--- start of Dataset records ---
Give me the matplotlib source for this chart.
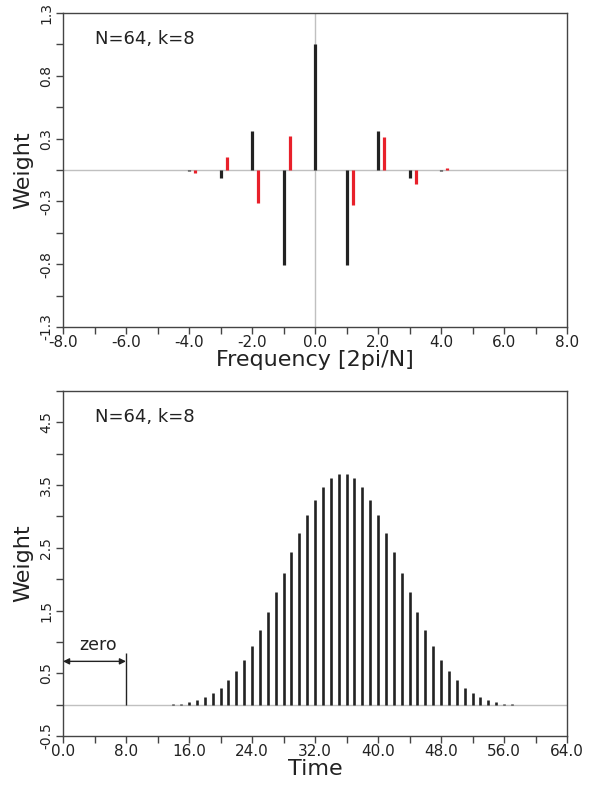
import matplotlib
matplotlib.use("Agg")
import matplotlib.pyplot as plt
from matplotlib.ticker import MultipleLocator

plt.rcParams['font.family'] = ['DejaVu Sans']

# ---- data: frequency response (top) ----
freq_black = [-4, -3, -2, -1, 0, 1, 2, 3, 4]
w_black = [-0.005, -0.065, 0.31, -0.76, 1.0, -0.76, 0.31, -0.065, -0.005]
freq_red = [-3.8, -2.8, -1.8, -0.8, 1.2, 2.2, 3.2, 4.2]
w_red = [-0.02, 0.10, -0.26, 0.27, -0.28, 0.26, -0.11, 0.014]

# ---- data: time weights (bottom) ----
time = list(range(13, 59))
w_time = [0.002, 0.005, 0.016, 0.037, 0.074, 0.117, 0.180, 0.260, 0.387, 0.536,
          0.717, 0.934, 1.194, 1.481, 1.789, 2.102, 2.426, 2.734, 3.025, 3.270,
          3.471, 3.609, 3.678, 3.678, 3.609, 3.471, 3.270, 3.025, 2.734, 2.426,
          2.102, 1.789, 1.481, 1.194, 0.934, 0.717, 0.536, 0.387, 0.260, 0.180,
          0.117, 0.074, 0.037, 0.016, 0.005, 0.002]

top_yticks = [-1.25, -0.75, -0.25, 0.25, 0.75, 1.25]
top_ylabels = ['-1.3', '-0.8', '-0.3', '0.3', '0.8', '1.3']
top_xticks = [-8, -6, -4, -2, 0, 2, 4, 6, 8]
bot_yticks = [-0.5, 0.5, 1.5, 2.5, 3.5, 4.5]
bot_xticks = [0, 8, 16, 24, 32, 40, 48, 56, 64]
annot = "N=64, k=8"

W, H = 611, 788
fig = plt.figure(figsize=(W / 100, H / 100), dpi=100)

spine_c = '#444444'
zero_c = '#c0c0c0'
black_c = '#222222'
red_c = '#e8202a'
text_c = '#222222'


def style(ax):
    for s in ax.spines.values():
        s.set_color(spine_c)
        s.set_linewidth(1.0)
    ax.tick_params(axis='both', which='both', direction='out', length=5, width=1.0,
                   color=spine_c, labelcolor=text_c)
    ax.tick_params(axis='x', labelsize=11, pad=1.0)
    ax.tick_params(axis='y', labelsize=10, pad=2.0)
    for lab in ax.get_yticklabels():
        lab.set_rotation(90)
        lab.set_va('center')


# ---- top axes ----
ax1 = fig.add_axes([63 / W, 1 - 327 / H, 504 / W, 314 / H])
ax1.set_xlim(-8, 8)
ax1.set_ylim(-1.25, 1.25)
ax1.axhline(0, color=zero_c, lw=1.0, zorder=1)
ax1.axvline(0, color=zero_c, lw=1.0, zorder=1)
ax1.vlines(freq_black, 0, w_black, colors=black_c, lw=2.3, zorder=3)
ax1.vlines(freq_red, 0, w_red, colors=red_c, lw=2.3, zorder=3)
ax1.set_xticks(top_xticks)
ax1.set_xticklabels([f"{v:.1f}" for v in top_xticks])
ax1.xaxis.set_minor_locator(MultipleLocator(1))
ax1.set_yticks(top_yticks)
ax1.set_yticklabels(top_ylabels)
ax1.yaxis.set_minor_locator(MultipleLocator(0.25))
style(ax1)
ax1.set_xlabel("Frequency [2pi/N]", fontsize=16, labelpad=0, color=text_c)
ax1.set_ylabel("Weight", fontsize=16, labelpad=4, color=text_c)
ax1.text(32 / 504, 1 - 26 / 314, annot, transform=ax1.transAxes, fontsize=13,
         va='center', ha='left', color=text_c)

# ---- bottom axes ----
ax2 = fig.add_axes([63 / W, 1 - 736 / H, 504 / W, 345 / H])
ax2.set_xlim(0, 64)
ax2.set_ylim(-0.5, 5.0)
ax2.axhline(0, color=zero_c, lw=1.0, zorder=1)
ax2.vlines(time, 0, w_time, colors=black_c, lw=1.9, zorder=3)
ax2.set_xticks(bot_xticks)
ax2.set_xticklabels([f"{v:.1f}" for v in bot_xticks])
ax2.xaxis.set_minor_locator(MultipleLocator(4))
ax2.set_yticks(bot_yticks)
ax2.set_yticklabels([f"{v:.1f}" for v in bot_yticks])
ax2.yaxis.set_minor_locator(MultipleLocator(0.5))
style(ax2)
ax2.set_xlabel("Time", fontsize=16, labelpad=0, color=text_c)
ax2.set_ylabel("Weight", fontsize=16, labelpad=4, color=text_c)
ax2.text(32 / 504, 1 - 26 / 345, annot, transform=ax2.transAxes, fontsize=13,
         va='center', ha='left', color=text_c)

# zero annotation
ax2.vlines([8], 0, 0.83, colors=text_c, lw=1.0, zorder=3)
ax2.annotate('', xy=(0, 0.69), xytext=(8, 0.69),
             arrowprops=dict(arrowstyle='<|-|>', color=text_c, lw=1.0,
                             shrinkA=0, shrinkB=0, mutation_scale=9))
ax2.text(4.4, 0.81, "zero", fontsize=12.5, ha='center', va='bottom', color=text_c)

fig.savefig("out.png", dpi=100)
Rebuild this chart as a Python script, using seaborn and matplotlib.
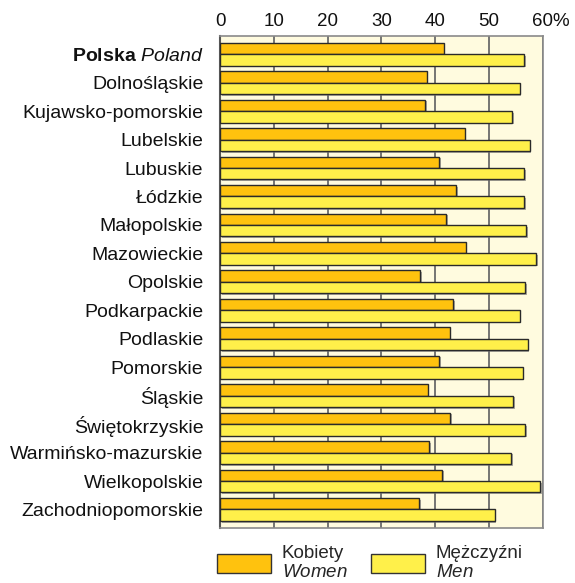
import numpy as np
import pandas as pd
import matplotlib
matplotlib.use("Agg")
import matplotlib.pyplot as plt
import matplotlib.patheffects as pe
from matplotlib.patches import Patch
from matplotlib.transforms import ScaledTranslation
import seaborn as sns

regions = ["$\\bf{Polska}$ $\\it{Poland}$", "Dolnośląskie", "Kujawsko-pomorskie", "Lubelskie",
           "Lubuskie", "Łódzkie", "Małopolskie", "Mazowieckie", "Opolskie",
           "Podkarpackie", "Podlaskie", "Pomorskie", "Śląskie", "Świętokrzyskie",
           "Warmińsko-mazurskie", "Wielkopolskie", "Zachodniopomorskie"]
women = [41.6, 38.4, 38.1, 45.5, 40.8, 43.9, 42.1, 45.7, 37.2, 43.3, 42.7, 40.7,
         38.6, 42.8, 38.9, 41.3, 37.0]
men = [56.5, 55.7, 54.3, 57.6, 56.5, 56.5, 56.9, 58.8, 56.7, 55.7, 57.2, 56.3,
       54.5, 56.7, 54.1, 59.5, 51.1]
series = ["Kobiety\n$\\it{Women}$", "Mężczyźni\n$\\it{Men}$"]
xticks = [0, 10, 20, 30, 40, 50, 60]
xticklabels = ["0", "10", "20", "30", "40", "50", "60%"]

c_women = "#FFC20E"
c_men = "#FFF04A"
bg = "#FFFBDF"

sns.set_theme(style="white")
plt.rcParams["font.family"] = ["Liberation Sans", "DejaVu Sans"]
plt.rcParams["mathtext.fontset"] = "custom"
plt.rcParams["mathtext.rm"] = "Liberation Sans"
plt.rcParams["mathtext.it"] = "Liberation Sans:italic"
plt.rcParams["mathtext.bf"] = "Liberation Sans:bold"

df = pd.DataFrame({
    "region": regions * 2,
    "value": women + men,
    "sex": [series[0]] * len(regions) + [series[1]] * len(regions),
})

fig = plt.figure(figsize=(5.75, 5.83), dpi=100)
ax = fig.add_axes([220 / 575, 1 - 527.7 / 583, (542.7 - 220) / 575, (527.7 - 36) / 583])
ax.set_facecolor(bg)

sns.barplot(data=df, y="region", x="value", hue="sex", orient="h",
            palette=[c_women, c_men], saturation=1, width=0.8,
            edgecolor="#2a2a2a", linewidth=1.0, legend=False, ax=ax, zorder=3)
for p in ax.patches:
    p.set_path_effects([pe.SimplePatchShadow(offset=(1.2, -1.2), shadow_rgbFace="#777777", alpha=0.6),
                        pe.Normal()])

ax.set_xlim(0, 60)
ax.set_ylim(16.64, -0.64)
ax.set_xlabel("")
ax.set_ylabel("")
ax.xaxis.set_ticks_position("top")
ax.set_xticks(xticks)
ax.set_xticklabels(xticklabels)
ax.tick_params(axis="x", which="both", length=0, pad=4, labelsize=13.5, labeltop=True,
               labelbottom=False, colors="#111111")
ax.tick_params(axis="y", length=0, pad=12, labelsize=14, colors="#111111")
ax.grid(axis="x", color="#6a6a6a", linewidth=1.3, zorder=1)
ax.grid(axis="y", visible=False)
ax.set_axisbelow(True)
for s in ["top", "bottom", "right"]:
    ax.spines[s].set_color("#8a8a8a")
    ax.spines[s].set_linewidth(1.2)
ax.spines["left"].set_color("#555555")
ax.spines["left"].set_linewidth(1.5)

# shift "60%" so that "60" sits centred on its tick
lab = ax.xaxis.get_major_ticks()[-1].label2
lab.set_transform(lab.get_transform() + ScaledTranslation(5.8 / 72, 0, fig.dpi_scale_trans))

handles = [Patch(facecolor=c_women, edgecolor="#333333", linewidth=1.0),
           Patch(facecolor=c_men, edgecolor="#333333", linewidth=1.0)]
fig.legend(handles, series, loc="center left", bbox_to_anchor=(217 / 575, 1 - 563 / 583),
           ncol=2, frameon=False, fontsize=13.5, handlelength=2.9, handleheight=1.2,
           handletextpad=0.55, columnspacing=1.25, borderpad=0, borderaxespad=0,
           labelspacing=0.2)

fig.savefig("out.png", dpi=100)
--- end of Dataset records ---
--- start of Dataset records ---
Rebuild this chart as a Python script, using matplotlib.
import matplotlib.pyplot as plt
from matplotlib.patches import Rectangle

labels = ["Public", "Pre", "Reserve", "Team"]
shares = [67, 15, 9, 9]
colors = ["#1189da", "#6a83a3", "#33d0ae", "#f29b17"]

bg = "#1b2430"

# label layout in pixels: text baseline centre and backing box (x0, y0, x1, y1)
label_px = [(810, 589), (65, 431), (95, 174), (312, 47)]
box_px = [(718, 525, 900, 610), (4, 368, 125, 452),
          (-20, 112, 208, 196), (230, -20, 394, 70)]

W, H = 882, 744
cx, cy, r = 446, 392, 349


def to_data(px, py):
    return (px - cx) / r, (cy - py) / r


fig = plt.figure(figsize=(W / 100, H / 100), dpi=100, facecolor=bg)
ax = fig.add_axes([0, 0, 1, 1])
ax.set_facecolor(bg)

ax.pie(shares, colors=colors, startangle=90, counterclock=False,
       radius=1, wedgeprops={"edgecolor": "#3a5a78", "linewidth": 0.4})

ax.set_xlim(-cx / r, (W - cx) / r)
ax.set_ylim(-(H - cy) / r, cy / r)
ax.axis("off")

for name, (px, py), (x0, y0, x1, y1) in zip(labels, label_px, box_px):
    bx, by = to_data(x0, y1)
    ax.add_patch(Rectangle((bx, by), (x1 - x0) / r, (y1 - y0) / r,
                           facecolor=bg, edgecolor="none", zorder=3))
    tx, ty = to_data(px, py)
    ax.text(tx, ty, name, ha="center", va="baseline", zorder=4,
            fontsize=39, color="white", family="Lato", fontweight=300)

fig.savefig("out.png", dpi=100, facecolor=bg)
--- end of Dataset records ---
What this task involves: Skip the pictures. Set down only the lines from the one containing "Rebuild this chart as a Python script, using seaborn" through the one containing "import seaborn as sns", exactly as they appear, ends included.

Exercise result:
Rebuild this chart as a Python script, using seaborn and matplotlib.
import numpy as np
import pandas as pd
import matplotlib
matplotlib.use("Agg")
import matplotlib.pyplot as plt
import matplotlib.patheffects as pe
from matplotlib.patches import Patch
from matplotlib.transforms import ScaledTranslation
import seaborn as sns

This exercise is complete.